__Instructions for the task__
Give an exact transcription of every line, dropping the images.

__Information supplied__
------------------------------------------------------------------------

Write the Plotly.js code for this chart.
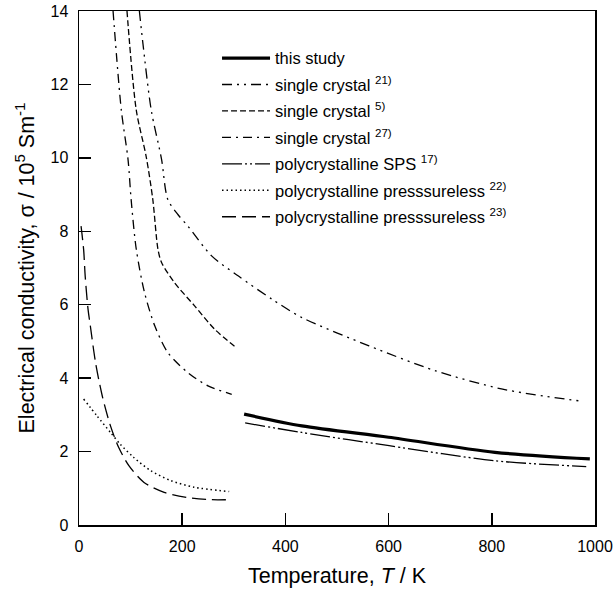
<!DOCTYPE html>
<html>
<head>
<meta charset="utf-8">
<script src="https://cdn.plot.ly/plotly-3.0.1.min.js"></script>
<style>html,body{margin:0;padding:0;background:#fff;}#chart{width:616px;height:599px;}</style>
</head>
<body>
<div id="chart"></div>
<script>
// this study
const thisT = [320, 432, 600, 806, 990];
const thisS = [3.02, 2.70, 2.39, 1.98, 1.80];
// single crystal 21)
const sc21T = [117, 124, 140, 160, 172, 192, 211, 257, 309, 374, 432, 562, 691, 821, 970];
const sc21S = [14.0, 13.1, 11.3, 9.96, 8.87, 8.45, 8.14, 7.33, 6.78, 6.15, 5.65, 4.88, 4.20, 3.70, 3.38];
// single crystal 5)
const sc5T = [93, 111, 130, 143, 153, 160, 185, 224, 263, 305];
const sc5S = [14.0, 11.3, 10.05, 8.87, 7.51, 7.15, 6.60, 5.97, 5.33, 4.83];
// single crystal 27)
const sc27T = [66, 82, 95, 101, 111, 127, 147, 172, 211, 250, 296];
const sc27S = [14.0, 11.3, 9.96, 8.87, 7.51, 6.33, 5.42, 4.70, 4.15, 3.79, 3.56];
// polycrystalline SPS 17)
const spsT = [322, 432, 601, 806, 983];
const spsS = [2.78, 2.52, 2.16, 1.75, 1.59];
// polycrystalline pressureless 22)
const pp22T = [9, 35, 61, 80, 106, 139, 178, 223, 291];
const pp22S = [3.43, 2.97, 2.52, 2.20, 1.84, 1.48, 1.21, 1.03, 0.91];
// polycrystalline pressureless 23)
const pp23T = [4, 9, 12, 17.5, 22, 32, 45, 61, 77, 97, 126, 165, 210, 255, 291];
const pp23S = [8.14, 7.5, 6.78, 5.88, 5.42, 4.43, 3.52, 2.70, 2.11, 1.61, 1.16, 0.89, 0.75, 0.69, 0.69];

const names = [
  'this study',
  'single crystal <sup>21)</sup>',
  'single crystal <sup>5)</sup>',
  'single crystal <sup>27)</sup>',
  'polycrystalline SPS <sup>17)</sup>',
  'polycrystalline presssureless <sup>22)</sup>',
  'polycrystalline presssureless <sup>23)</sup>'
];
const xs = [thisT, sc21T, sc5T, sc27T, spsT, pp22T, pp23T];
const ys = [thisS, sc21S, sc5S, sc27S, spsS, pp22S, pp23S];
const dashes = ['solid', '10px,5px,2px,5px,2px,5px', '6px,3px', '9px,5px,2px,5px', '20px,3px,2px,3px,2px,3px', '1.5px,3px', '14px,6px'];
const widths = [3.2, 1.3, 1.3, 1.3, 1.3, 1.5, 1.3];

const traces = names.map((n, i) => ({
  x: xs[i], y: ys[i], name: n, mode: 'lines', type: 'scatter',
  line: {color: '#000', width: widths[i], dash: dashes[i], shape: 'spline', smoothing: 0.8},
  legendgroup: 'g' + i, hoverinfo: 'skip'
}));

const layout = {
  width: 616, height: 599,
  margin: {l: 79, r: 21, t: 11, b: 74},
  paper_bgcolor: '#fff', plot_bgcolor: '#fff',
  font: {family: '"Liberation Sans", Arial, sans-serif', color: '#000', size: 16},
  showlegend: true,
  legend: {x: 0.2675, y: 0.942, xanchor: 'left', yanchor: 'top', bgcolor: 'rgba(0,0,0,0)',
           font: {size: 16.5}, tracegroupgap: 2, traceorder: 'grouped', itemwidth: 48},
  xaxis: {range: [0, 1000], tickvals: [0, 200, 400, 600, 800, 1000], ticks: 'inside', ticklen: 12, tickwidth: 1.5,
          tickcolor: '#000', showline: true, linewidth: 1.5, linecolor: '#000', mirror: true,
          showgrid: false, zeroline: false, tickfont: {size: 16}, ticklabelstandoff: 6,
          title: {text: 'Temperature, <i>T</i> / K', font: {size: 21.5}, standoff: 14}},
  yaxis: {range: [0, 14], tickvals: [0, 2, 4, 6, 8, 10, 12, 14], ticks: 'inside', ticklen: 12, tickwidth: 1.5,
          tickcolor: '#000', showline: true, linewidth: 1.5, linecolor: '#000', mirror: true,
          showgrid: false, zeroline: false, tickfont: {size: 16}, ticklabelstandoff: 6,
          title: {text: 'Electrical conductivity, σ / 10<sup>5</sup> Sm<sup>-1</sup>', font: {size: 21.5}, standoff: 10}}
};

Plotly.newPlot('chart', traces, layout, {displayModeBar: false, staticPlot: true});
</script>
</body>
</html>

------------------------------------------------------------------------

__Complete response__
Write the Plotly.js code for this chart.
<!DOCTYPE html>
<html>
<head>
<meta charset="utf-8">
<script src="https://cdn.plot.ly/plotly-3.0.1.min.js"></script>
<style>html,body{margin:0;padding:0;background:#fff;}#chart{width:616px;height:599px;}</style>
</head>
<body>
<div id="chart"></div>
<script>
// this study
const thisT = [320, 432, 600, 806, 990];
const thisS = [3.02, 2.70, 2.39, 1.98, 1.80];
// single crystal 21)
const sc21T = [117, 124, 140, 160, 172, 192, 211, 257, 309, 374, 432, 562, 691, 821, 970];
const sc21S = [14.0, 13.1, 11.3, 9.96, 8.87, 8.45, 8.14, 7.33, 6.78, 6.15, 5.65, 4.88, 4.20, 3.70, 3.38];
// single crystal 5)
const sc5T = [93, 111, 130, 143, 153, 160, 185, 224, 263, 305];
const sc5S = [14.0, 11.3, 10.05, 8.87, 7.51, 7.15, 6.60, 5.97, 5.33, 4.83];
// single crystal 27)
const sc27T = [66, 82, 95, 101, 111, 127, 147, 172, 211, 250, 296];
const sc27S = [14.0, 11.3, 9.96, 8.87, 7.51, 6.33, 5.42, 4.70, 4.15, 3.79, 3.56];
// polycrystalline SPS 17)
const spsT = [322, 432, 601, 806, 983];
const spsS = [2.78, 2.52, 2.16, 1.75, 1.59];
// polycrystalline pressureless 22)
const pp22T = [9, 35, 61, 80, 106, 139, 178, 223, 291];
const pp22S = [3.43, 2.97, 2.52, 2.20, 1.84, 1.48, 1.21, 1.03, 0.91];
// polycrystalline pressureless 23)
const pp23T = [4, 9, 12, 17.5, 22, 32, 45, 61, 77, 97, 126, 165, 210, 255, 291];
const pp23S = [8.14, 7.5, 6.78, 5.88, 5.42, 4.43, 3.52, 2.70, 2.11, 1.61, 1.16, 0.89, 0.75, 0.69, 0.69];

const names = [
  'this study',
  'single crystal <sup>21)</sup>',
  'single crystal <sup>5)</sup>',
  'single crystal <sup>27)</sup>',
  'polycrystalline SPS <sup>17)</sup>',
  'polycrystalline presssureless <sup>22)</sup>',
  'polycrystalline presssureless <sup>23)</sup>'
];
const xs = [thisT, sc21T, sc5T, sc27T, spsT, pp22T, pp23T];
const ys = [thisS, sc21S, sc5S, sc27S, spsS, pp22S, pp23S];
const dashes = ['solid', '10px,5px,2px,5px,2px,5px', '6px,3px', '9px,5px,2px,5px', '20px,3px,2px,3px,2px,3px', '1.5px,3px', '14px,6px'];
const widths = [3.2, 1.3, 1.3, 1.3, 1.3, 1.5, 1.3];

const traces = names.map((n, i) => ({
  x: xs[i], y: ys[i], name: n, mode: 'lines', type: 'scatter',
  line: {color: '#000', width: widths[i], dash: dashes[i], shape: 'spline', smoothing: 0.8},
  legendgroup: 'g' + i, hoverinfo: 'skip'
}));

const layout = {
  width: 616, height: 599,
  margin: {l: 79, r: 21, t: 11, b: 74},
  paper_bgcolor: '#fff', plot_bgcolor: '#fff',
  font: {family: '"Liberation Sans", Arial, sans-serif', color: '#000', size: 16},
  showlegend: true,
  legend: {x: 0.2675, y: 0.942, xanchor: 'left', yanchor: 'top', bgcolor: 'rgba(0,0,0,0)',
           font: {size: 16.5}, tracegroupgap: 2, traceorder: 'grouped', itemwidth: 48},
  xaxis: {range: [0, 1000], tickvals: [0, 200, 400, 600, 800, 1000], ticks: 'inside', ticklen: 12, tickwidth: 1.5,
          tickcolor: '#000', showline: true, linewidth: 1.5, linecolor: '#000', mirror: true,
          showgrid: false, zeroline: false, tickfont: {size: 16}, ticklabelstandoff: 6,
          title: {text: 'Temperature, <i>T</i> / K', font: {size: 21.5}, standoff: 14}},
  yaxis: {range: [0, 14], tickvals: [0, 2, 4, 6, 8, 10, 12, 14], ticks: 'inside', ticklen: 12, tickwidth: 1.5,
          tickcolor: '#000', showline: true, linewidth: 1.5, linecolor: '#000', mirror: true,
          showgrid: false, zeroline: false, tickfont: {size: 16}, ticklabelstandoff: 6,
          title: {text: 'Electrical conductivity, σ / 10<sup>5</sup> Sm<sup>-1</sup>', font: {size: 21.5}, standoff: 10}}
};

Plotly.newPlot('chart', traces, layout, {displayModeBar: false, staticPlot: true});
</script>
</body>
</html>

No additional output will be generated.